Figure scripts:
####

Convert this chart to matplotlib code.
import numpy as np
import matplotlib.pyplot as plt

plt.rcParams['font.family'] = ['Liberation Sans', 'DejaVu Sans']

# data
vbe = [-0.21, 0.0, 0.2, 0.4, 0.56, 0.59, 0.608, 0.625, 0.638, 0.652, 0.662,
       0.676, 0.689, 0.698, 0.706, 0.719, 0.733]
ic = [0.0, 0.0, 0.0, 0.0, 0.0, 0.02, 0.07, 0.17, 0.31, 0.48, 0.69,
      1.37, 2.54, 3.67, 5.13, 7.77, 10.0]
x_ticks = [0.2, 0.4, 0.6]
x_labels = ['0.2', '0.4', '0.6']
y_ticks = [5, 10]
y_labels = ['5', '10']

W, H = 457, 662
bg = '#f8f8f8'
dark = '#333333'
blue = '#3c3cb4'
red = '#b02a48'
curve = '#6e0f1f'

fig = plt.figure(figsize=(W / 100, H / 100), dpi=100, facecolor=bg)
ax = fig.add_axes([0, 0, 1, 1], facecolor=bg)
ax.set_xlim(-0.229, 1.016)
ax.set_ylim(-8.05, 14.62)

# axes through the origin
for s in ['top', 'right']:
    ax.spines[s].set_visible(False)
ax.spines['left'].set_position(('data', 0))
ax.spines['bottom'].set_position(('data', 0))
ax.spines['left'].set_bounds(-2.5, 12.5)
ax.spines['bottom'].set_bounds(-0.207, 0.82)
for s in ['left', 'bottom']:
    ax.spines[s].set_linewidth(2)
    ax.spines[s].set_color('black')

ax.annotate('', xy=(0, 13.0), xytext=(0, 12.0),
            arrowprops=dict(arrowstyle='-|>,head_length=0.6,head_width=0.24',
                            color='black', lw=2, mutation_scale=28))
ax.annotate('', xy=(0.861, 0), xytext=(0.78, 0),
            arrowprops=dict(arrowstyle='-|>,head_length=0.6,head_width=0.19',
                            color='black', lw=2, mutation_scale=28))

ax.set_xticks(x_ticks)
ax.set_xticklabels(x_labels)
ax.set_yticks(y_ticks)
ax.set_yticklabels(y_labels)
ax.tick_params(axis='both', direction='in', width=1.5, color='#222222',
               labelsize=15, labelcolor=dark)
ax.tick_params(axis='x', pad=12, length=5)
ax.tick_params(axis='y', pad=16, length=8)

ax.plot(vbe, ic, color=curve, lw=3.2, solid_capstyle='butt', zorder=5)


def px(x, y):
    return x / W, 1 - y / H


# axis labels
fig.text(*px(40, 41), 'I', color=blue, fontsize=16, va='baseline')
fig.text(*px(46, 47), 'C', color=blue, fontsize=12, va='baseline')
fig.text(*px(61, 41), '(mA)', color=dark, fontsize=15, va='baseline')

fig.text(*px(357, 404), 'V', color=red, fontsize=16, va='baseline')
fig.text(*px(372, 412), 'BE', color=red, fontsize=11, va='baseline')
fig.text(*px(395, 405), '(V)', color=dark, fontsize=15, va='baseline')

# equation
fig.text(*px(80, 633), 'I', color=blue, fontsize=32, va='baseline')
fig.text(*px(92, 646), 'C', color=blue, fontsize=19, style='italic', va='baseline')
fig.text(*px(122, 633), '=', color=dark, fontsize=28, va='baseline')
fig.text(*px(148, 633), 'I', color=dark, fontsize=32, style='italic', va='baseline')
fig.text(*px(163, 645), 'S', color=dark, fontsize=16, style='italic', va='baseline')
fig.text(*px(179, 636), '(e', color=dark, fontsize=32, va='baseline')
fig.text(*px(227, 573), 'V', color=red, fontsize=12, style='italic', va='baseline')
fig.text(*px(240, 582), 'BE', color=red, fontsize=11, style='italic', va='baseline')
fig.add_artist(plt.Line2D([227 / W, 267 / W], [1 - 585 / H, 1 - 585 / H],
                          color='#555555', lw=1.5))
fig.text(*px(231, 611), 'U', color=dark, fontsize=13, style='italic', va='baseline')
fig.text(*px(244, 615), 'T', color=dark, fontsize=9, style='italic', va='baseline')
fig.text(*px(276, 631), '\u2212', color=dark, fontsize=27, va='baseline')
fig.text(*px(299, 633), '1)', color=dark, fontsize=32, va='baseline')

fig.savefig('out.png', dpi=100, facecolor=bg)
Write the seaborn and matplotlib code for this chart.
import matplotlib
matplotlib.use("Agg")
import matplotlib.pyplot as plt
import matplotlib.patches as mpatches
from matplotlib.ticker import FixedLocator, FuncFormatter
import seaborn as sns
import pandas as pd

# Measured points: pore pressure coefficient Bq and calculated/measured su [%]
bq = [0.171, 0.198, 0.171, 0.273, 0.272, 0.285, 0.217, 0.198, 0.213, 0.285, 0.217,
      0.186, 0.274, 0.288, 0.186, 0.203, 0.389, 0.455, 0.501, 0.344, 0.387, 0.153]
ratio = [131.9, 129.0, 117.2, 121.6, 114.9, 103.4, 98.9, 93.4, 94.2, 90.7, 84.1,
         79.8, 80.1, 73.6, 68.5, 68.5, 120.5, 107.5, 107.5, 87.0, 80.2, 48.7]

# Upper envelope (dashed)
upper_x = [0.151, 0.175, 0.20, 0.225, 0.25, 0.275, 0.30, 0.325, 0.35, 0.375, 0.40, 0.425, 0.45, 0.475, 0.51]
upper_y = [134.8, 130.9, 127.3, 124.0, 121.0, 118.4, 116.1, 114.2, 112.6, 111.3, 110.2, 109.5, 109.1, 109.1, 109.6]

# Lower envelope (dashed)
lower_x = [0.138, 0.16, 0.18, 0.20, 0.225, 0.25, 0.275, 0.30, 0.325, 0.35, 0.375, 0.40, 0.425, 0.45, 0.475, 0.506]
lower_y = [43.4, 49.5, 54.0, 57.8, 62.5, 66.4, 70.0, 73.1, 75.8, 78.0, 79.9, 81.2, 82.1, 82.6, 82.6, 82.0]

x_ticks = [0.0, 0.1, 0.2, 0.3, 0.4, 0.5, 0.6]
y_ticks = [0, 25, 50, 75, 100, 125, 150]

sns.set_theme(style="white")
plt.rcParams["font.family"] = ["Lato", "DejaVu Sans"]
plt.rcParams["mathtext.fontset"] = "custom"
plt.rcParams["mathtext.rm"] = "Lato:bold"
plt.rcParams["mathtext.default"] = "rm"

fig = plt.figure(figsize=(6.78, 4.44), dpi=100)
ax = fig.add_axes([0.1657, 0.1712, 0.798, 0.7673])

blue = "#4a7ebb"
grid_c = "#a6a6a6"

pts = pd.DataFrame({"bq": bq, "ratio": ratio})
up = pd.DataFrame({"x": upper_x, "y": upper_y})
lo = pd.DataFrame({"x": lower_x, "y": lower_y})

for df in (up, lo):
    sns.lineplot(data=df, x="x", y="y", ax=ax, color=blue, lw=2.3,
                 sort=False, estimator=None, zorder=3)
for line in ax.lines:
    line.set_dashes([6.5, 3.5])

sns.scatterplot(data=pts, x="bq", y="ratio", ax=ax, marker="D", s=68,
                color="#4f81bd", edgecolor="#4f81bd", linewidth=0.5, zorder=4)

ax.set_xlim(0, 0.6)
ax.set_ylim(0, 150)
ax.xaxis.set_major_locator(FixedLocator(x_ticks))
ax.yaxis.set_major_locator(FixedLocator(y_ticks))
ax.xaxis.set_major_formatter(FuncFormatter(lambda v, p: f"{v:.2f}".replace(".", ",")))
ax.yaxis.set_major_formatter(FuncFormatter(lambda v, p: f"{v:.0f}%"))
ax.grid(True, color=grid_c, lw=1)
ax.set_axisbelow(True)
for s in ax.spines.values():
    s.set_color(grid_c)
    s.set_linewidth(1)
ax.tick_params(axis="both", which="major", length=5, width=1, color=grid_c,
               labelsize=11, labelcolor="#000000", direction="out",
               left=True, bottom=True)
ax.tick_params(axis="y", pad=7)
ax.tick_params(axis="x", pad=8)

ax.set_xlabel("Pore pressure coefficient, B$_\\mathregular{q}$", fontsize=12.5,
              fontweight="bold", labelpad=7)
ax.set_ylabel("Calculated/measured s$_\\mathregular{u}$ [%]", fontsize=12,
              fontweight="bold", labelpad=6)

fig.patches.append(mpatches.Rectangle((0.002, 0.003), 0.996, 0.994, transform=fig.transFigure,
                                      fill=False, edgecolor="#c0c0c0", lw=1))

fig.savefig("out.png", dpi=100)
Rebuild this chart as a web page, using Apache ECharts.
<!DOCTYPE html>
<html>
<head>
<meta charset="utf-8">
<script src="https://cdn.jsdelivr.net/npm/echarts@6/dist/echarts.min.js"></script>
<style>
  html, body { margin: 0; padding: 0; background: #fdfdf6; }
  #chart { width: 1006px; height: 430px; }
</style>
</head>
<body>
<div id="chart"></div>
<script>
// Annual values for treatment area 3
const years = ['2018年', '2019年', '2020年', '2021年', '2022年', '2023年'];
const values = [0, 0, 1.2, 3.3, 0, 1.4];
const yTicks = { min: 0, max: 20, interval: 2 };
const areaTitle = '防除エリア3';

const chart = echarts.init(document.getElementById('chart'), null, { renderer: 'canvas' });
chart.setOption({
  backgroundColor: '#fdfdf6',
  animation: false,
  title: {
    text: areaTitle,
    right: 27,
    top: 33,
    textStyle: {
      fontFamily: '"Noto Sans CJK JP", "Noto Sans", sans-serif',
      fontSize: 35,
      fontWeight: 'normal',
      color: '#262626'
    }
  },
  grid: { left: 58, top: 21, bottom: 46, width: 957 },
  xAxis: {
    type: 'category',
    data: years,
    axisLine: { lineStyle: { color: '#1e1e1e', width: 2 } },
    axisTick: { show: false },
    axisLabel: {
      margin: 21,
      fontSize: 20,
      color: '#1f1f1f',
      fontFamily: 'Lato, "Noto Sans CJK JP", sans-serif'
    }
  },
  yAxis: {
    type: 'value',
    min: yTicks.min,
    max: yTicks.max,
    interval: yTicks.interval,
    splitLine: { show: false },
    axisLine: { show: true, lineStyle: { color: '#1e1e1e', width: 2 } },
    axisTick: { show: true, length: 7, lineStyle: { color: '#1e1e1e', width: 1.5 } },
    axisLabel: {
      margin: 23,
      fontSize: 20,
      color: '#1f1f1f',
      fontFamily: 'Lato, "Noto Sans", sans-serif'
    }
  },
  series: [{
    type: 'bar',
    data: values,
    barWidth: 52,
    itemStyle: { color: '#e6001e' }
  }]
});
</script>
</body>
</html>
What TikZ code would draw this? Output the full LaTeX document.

####

Exercise details:
Above are the records; from them, give again exactly the lines from the one containing "Write the seaborn" to the one containing "import pandas as pd", both lines included, and nothing more.

The output:
Write the seaborn and matplotlib code for this chart.
import matplotlib
matplotlib.use("Agg")
import matplotlib.pyplot as plt
import matplotlib.patches as mpatches
from matplotlib.ticker import FixedLocator, FuncFormatter
import seaborn as sns
import pandas as pd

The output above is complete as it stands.